Sazan pled an affirmative defense of qualified immunity when the Martinez’s sued for civil rights violations after being wrongfully searched when driving a pickup truck owned by Reyes.
Under FRCP 7(a), a federal district court may require a plaintiff to plead a reply to an answer that contains an affirmative defense.
The Martinez’s were driving a truck from Texas to Alabama owned by Reyes. En route to Alabama, a state trooper, Sazan, pulled the Martinez’s over. Sazan required the Martinez’s to follow him to police headquarters although the Martinez’s were not speeding and did not possess contraband. Sazan caused $2,000 worth of damage to the truck when he searched the vehicle, despite not charging the Martinez’s. Reyes sued Sazan in federal and state court for civil rights violations, and Sazan pled an affirmative defense of qualified immunity. The district court granted summary judgment to the plaintiffs.

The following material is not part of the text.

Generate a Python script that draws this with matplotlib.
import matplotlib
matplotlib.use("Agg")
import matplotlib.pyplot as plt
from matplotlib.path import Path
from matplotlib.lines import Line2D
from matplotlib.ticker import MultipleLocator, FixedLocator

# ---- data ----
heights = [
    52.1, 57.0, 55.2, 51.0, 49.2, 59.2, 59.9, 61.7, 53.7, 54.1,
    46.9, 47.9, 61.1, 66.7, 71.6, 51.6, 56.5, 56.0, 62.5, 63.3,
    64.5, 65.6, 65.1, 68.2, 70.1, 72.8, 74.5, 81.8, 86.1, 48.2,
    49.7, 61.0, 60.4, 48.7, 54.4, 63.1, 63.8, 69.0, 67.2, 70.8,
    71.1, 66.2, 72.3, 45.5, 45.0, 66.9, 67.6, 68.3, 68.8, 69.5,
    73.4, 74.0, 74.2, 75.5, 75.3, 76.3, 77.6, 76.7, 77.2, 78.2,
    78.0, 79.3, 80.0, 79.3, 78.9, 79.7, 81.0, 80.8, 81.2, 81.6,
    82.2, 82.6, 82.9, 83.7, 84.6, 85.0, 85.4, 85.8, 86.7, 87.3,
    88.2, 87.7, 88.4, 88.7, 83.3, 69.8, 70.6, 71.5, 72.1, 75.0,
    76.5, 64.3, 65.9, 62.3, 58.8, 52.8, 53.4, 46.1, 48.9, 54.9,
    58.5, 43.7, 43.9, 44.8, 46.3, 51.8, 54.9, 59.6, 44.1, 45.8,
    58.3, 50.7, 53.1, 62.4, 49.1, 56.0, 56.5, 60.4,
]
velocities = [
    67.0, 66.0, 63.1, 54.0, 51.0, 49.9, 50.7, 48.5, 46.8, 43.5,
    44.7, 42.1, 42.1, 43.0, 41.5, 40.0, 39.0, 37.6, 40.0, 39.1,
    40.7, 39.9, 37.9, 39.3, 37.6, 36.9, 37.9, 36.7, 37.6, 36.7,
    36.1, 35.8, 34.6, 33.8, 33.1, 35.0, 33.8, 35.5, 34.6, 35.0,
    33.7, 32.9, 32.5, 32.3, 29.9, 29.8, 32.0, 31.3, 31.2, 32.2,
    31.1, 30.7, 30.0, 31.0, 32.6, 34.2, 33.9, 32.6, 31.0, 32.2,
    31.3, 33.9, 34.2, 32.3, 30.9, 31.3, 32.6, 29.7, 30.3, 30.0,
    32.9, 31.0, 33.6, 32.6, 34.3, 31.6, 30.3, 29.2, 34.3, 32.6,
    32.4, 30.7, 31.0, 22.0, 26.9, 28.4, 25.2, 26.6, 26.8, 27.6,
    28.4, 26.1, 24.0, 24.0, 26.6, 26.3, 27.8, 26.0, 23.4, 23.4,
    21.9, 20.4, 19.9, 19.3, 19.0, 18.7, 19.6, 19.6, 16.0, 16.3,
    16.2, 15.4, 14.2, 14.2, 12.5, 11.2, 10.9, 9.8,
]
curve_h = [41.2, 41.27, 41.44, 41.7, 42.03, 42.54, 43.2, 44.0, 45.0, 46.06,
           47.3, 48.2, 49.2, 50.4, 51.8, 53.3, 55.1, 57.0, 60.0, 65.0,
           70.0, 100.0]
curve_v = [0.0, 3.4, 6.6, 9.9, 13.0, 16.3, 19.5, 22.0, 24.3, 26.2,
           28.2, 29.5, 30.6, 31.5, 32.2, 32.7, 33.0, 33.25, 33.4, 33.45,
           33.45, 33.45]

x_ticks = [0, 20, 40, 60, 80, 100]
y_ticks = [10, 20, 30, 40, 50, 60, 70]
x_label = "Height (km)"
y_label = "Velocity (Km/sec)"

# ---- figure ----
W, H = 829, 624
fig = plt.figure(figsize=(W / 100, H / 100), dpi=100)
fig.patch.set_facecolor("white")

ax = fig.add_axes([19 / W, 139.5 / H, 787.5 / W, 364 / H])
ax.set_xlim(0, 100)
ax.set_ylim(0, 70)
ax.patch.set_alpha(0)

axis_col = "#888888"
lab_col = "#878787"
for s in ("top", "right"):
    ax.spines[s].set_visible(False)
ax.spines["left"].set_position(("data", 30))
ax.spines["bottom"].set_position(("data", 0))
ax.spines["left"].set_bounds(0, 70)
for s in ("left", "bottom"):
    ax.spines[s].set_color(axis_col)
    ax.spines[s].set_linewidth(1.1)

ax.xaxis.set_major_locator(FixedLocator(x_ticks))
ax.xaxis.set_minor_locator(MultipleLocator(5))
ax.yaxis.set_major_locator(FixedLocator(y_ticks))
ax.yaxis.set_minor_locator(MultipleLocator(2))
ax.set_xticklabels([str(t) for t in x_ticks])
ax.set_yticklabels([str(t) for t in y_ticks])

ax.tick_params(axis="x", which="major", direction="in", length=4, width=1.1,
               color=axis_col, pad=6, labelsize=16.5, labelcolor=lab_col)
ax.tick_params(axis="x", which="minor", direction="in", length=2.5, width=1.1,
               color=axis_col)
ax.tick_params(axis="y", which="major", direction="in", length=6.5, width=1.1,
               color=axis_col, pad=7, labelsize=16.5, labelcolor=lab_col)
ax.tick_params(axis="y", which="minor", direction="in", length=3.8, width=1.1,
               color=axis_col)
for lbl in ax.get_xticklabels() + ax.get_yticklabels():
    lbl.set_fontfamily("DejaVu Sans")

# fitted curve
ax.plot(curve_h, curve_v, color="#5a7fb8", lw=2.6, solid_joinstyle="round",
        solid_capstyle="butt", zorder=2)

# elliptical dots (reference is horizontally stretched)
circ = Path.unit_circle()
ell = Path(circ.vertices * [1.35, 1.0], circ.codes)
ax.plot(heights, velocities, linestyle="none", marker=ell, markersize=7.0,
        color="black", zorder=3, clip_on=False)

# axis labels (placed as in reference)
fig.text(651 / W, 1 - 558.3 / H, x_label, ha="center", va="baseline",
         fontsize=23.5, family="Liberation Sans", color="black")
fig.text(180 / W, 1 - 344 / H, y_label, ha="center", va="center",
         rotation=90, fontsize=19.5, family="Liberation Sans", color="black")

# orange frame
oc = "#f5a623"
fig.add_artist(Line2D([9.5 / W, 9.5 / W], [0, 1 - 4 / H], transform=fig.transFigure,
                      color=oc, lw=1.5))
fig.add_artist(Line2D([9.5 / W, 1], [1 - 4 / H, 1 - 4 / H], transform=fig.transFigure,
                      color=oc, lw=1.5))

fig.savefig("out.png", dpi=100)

Whether a plaintiff is required to plead a reply to an answer that contains an affirmative defense?
Yes. The district court’s denial of qualified immunity is vacated, and the case is remanded to require the plaintiff’s to submit a reply to the qualified immunity defense. The district court erred in concluding that the plaintiff’s pleadings were particular. The district court, therefore, should have required the plaintiffs to reply to the affirmative defense and should have dismissed the case if the reply was insufficient.
FRCP 7(a) gives trial courts discretion in requiring a plaintiff to plead a reply when a government official has pled an affirmative defense of qualified immunity.